A picture illustration shows Japanese 10,000 yen notes featuring a portrait of Yukichi Fukuzawa, the founding father of modern Japan, taken in Tokyo
Japanese companies are sitting on a record-sized cash pile -- some $2.4 trillion worth. But they’re reluctant to spend the money at home due to Japan’s slowly growing economy and declining population. REUTERS

Japan’s leading index, a composite index based on 12 economic indicators designed to predict the future direction of the economy, fell in September from the previous month, indicating a continuing decline in the country's economic condition.

Data released by the Cabinet Office Tuesday show that Japan’s leading index of economic indicators fell to 91.7 in September down from 93.2 in August.

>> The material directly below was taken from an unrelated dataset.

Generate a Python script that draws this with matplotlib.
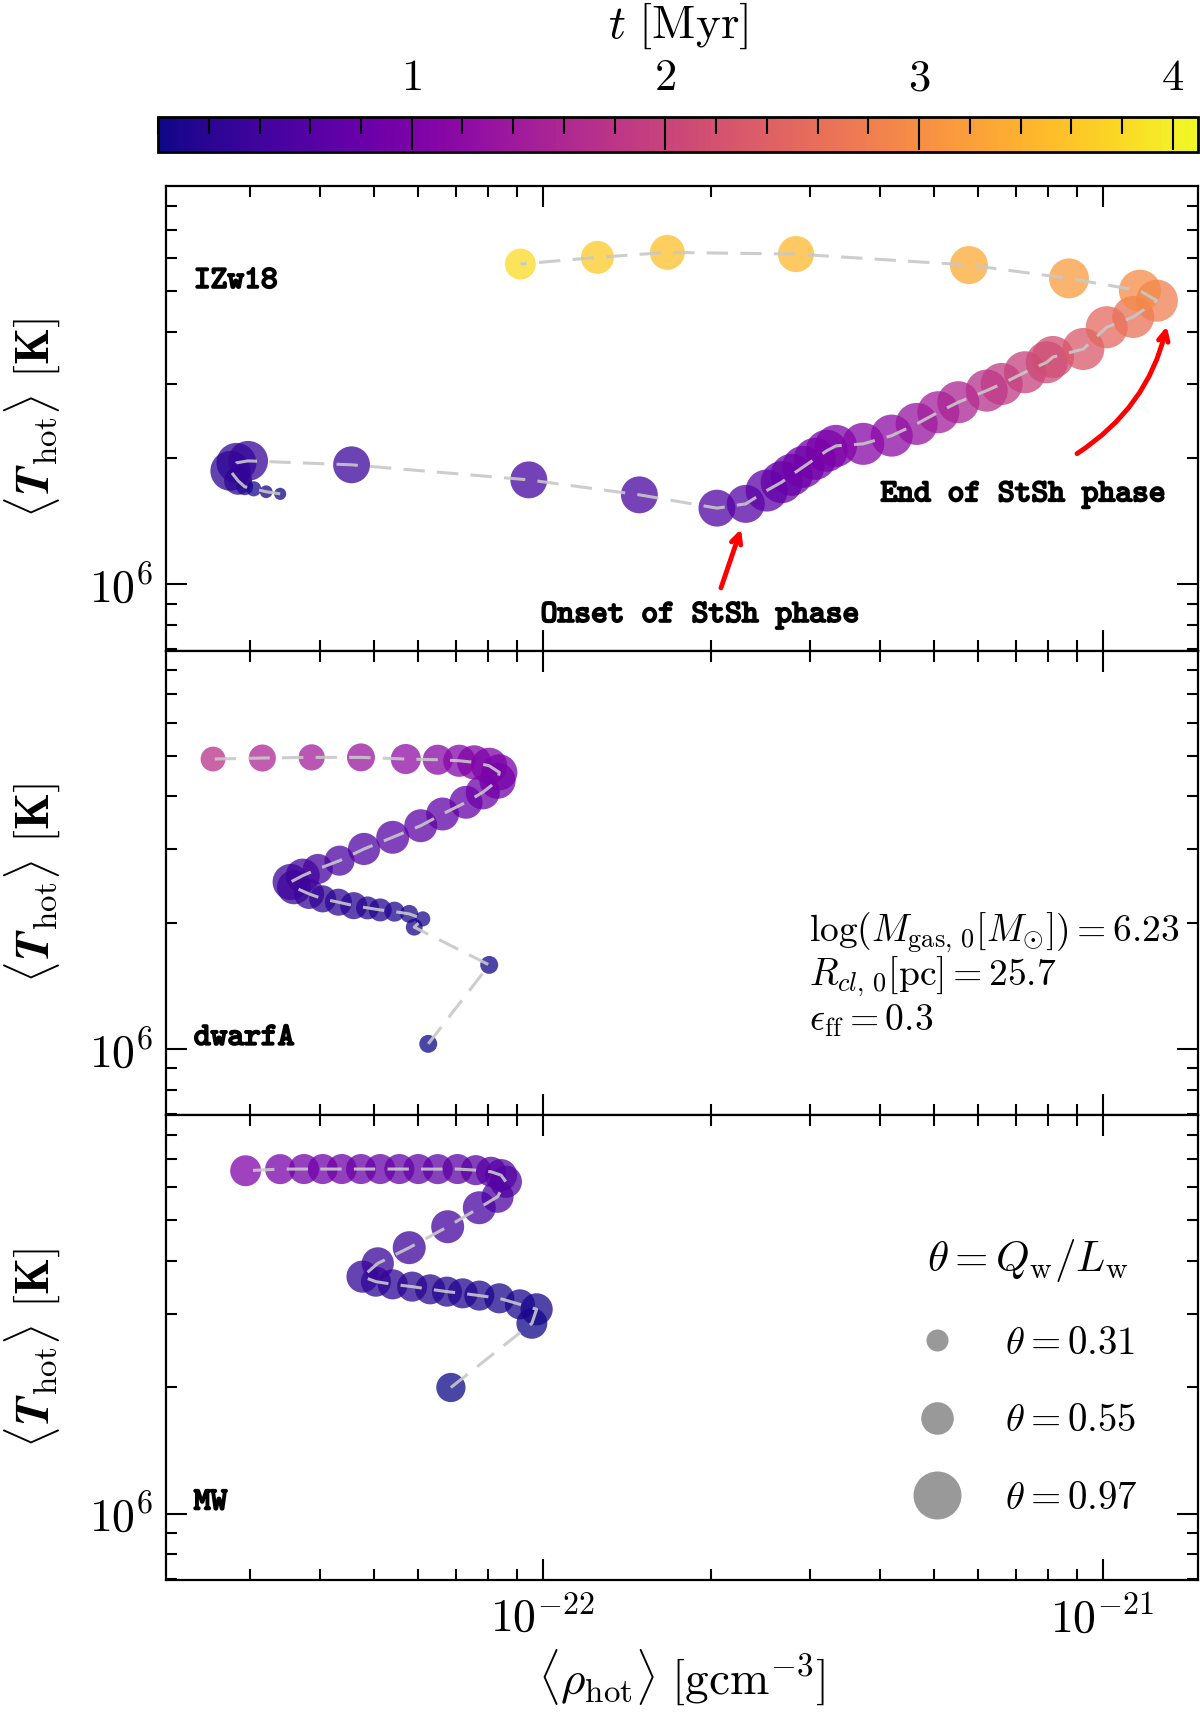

The index, which includes inventory ratios, consumer sentiment and machinery orders as leading economic indicators, is seen as a measure of the projected state of the country’s economy.

This report comes after it was reported earlier this month that Japan's monetary base rose in October compared to that in the previous month, indicating that the monetary easing policies are leading to an increase in the amount of currency in circulation. According to data released last week by the Bank of Japan (BoJ), the country’s monetary base advanced to 10.8 percent in October, up from the 9 percent rise in September.

Last month, it was reported that Japan's core consumer prices continued to fall in September, indicating that deflation persists to impair the economic growth prospects. The data released by Japan’s Statistics Bureau show that the consumer prices declined to 0.1 percent in September from the earlier year, down from 0.3 percent fall in August.

Last week, the BoJ announced more monetary easing policies with the asset purchase program (APP) by about 11 trillion yen ($138-billion). This brings the total size of the APP to about 91 trillion yen, of which 25 trillion yen is in loans, and the remaining 66 trillion yen is for asset purchases. Also the policy board agreed a further 5 trillion yen each of Japanese government bonds and treasury bill purchases and announced 0.91 trillion yen of purchases of risk assets.

Meanwhile, market participants feel that Japan’s economy will need further support especially with the country’s industrial output dropping in September compared to that in the previous month in an indication of the faltering economic condition and soft global demand. It was reported last month that Japan’s core machinery orders fell in August compared to that in the previous month, showing that there is an urgent need to take additional measures for enhancing the growth potential of the economy.